By Mike Steffanos
I know I've said this before, but recent events compel me to restate this: if I wanted to be a Yankees fan I could have been one.
With the Yankees recent signings of C.C. Sabathia, J.J. Burnett and Mark Teixeira, some in the local media are proclaiming that the Mets must go on some sort of similar spending spree to "prove" that they belong in the same city as the Yankees. Typical of the genre is this article penned by the Post's Mike Vaccaro last week:
... [the Mets] should at least start acting like they belong in the varsity league by addressing their lingering needs - starting pitching and more stick - with the most tried-and-true method possible.
By spending their money. By acting like they belong in the same sentence - or the same city - as the Yankees. By not conceding and meekly accepting their place as after-thought, also-ran, and permanent kid brother.
I understand that, as a Mets fan, I am supposed to read Vaccaro's (admittedly effective) inflammatory prose and start screaming at the top of my lungs for Fred Wilpon to start spending like Sarah Palin set loose with someone else's plastic in a Neiman Marcus. Instead, I find myself annoyed by the transparent effort to manipulate my emotions with this crap.
The truth of the matter is and always will be that the Mets need to put a winner on the field. If they do, everything else will take care of itself. If they don't, they can spend untold millions on players and it won't change a thing.
This idea that the Mets have to compete with the Yankees in everything they do is a conceit of many of the local columnists, that the Mets can only measure up by trying to out-Yankees their rivals across the river. The problem with this thinking is that the Yankees themselves have proven over the last eight seasons that you can spend a lot of money and not win anything.
I know a lot of folks are pissed off by the Yankees spending spree. I can't say it bothers me all that much. I think the Yankees took a mighty big risk by tying so much payroll into so few guys.
Still on the hook for 9 years of Alex Rodriguez' $275 million contract, the Yankees take on $161 million over 7 years for Sabathia, $180 miilion over 10 for Teixeira and $82.5 million over 5 for Burnett. Combine this with the remnants of large contracts owed Derek Jeter (2 more years), Mariano Rivera (2), Jorge Posada (3), Johnny Damon(1), Hideki Matsui (1) and Robinson Cano (3 + 2 option years), and you have a lot of money tied up in a few guys.
If it works -- and nothing less than a championship will matter after this spree -- Cashman and the front office are geniuses. If not, they'll be cannon fodder. If nothing else, I'll give them credit for cojones. If your object is to buy a championship, don't do it halfway. Everyone is going to hate you anyway, you might as well go all in.
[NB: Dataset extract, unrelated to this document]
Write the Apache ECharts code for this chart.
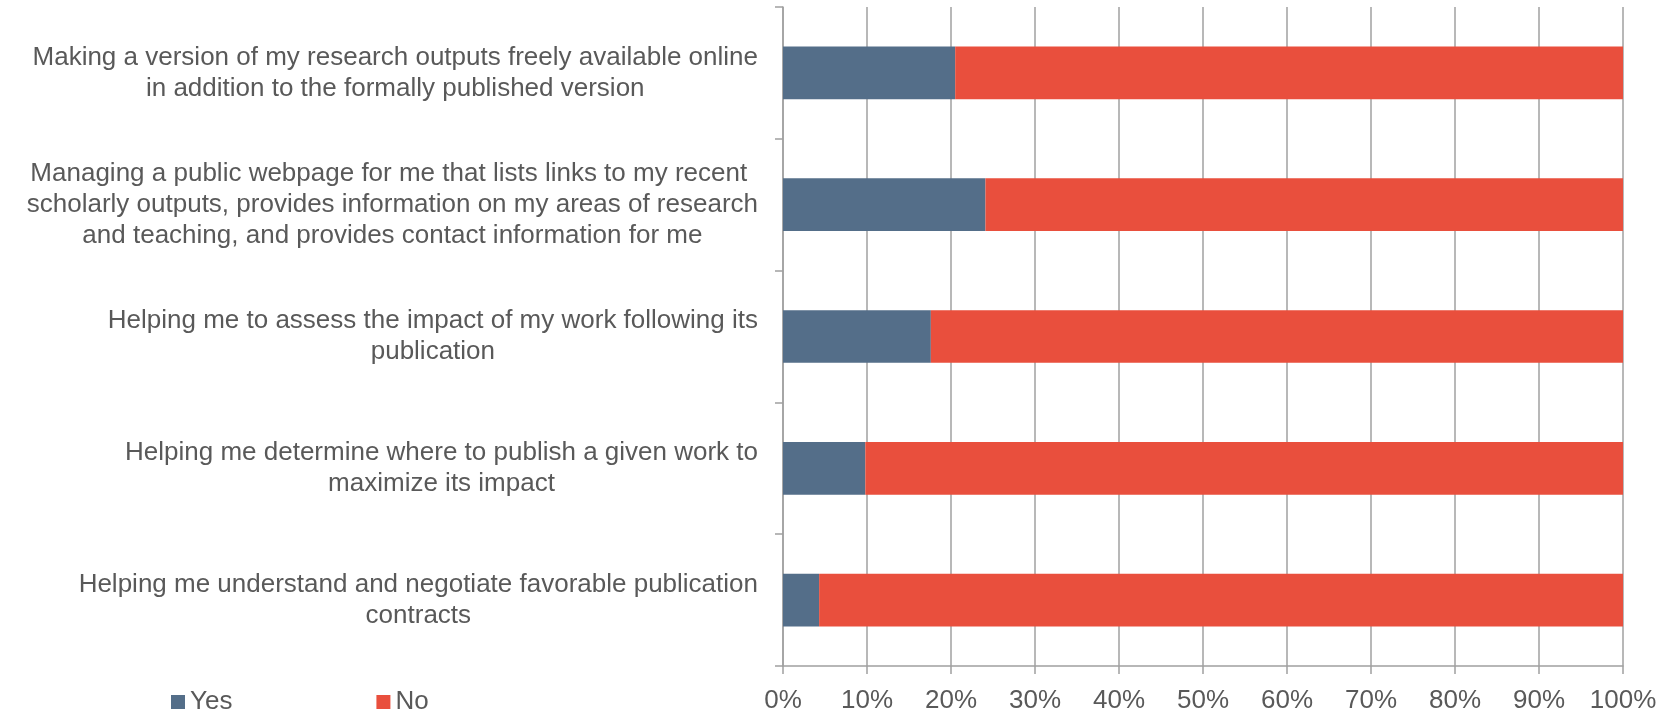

I don't need the Mets to try to go dollar for dollar with the Yankees to satisfy me. I want to see them run the club intelligently with a mix of player development, trades and smart agent spending. While mistakes have been made, for the most part they seem to be doing a decent job of balancing the different approaches.
That doesn't mean the Mets shouldn't spend this winter. I'd like to see them do what it takes to get Derek Lowe to sign on the bottom line. If they land Lowe I would still like to see them pursue a contract with Oliver Perez. The way the market is shaping up, it's not out of the realm of possibility that both could be signed. A rotation of Santana, Lowe, Maine, Pelfrey and Perez would be pretty solid.
If they can't come to a reasonable deal with Ollie, a veteran like Randy Wolfe or Pedro (given the right contract) should be signed for the fifth slot. I'd rather see Jon Niese and Bobby Parnell start off the year in the minors, developing their game and providing the Mets with some reasonable quality depth when needed.
I'd still also like to see them land a right-handed 1B/OF type with some pop, and they'll also need a backup infielder capable of providing depth at 2B (particularly if they do start the year with Luis Castillo) and spelling Reyes at shortstop.
If they sign Lowe and Perez they will not have a first or second round pick, and they'll need to offset that by spending in the Latin American market to get some fresh high-ceiling quality into the lower levels of the farm system. Even if Perez does sign elsewhere, bringing back a first or second round and a sandwich pick, they should still look to be aggressive in that regard.
Let guys like Vaccaro fuel the fire as much as they want. The Mets don't need to take part in some sort of juvenile financial pissing contest with the Yanks. They need to be smart, and they need to win. Making the playoffs this year is important after two straight disappointments. Spending money wisely with a purpose is the best way to achieve that.